Written instruction
Reproduce the listing that follows with no differences at all.

START

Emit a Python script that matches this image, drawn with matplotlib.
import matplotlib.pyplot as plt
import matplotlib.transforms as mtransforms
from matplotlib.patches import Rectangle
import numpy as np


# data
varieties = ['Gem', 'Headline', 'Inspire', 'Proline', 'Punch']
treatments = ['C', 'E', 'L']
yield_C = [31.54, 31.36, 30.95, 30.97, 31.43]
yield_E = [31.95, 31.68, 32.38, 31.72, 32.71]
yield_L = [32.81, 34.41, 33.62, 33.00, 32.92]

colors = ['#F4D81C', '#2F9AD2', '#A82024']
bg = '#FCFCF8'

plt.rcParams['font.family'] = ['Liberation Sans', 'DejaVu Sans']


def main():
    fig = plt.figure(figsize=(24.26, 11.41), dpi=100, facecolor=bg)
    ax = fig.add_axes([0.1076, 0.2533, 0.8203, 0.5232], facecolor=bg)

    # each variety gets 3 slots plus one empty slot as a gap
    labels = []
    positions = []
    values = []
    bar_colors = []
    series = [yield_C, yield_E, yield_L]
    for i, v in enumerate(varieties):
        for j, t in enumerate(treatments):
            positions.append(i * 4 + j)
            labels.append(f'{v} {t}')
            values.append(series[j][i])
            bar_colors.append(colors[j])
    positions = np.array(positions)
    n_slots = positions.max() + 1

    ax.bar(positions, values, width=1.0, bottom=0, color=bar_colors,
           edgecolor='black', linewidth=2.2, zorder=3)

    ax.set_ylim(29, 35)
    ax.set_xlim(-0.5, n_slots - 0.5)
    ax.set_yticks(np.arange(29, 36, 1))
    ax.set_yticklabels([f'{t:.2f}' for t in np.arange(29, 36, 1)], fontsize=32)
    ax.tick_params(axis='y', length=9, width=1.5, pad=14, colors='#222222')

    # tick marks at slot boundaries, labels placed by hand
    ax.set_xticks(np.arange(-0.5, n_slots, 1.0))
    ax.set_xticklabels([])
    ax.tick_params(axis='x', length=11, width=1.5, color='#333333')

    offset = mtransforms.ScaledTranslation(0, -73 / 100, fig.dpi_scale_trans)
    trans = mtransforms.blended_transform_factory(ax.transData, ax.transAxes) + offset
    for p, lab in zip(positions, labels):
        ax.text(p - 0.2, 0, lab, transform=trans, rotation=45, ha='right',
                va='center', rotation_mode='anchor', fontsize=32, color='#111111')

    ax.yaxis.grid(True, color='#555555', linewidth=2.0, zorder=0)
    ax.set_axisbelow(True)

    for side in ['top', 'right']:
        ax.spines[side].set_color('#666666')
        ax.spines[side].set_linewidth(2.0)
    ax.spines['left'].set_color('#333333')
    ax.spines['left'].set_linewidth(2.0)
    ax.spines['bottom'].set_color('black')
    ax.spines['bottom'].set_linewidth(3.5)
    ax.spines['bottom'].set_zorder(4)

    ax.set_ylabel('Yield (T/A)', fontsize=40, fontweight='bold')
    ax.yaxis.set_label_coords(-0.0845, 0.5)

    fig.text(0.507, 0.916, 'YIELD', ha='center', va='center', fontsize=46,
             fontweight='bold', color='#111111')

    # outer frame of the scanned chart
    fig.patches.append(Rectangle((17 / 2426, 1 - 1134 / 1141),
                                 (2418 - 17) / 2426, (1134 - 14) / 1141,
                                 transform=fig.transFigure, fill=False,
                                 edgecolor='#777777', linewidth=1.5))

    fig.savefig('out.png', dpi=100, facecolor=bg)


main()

END

Exercise response
Emit a Python script that matches this image, drawn with matplotlib.
import matplotlib.pyplot as plt
import matplotlib.transforms as mtransforms
from matplotlib.patches import Rectangle
import numpy as np


# data
varieties = ['Gem', 'Headline', 'Inspire', 'Proline', 'Punch']
treatments = ['C', 'E', 'L']
yield_C = [31.54, 31.36, 30.95, 30.97, 31.43]
yield_E = [31.95, 31.68, 32.38, 31.72, 32.71]
yield_L = [32.81, 34.41, 33.62, 33.00, 32.92]

colors = ['#F4D81C', '#2F9AD2', '#A82024']
bg = '#FCFCF8'

plt.rcParams['font.family'] = ['Liberation Sans', 'DejaVu Sans']


def main():
    fig = plt.figure(figsize=(24.26, 11.41), dpi=100, facecolor=bg)
    ax = fig.add_axes([0.1076, 0.2533, 0.8203, 0.5232], facecolor=bg)

    # each variety gets 3 slots plus one empty slot as a gap
    labels = []
    positions = []
    values = []
    bar_colors = []
    series = [yield_C, yield_E, yield_L]
    for i, v in enumerate(varieties):
        for j, t in enumerate(treatments):
            positions.append(i * 4 + j)
            labels.append(f'{v} {t}')
            values.append(series[j][i])
            bar_colors.append(colors[j])
    positions = np.array(positions)
    n_slots = positions.max() + 1

    ax.bar(positions, values, width=1.0, bottom=0, color=bar_colors,
           edgecolor='black', linewidth=2.2, zorder=3)

    ax.set_ylim(29, 35)
    ax.set_xlim(-0.5, n_slots - 0.5)
    ax.set_yticks(np.arange(29, 36, 1))
    ax.set_yticklabels([f'{t:.2f}' for t in np.arange(29, 36, 1)], fontsize=32)
    ax.tick_params(axis='y', length=9, width=1.5, pad=14, colors='#222222')

    # tick marks at slot boundaries, labels placed by hand
    ax.set_xticks(np.arange(-0.5, n_slots, 1.0))
    ax.set_xticklabels([])
    ax.tick_params(axis='x', length=11, width=1.5, color='#333333')

    offset = mtransforms.ScaledTranslation(0, -73 / 100, fig.dpi_scale_trans)
    trans = mtransforms.blended_transform_factory(ax.transData, ax.transAxes) + offset
    for p, lab in zip(positions, labels):
        ax.text(p - 0.2, 0, lab, transform=trans, rotation=45, ha='right',
                va='center', rotation_mode='anchor', fontsize=32, color='#111111')

    ax.yaxis.grid(True, color='#555555', linewidth=2.0, zorder=0)
    ax.set_axisbelow(True)

    for side in ['top', 'right']:
        ax.spines[side].set_color('#666666')
        ax.spines[side].set_linewidth(2.0)
    ax.spines['left'].set_color('#333333')
    ax.spines['left'].set_linewidth(2.0)
    ax.spines['bottom'].set_color('black')
    ax.spines['bottom'].set_linewidth(3.5)
    ax.spines['bottom'].set_zorder(4)

    ax.set_ylabel('Yield (T/A)', fontsize=40, fontweight='bold')
    ax.yaxis.set_label_coords(-0.0845, 0.5)

    fig.text(0.507, 0.916, 'YIELD', ha='center', va='center', fontsize=46,
             fontweight='bold', color='#111111')

    # outer frame of the scanned chart
    fig.patches.append(Rectangle((17 / 2426, 1 - 1134 / 1141),
                                 (2418 - 17) / 2426, (1134 - 14) / 1141,
                                 transform=fig.transFigure, fill=False,
                                 edgecolor='#777777', linewidth=1.5))

    fig.savefig('out.png', dpi=100, facecolor=bg)


main()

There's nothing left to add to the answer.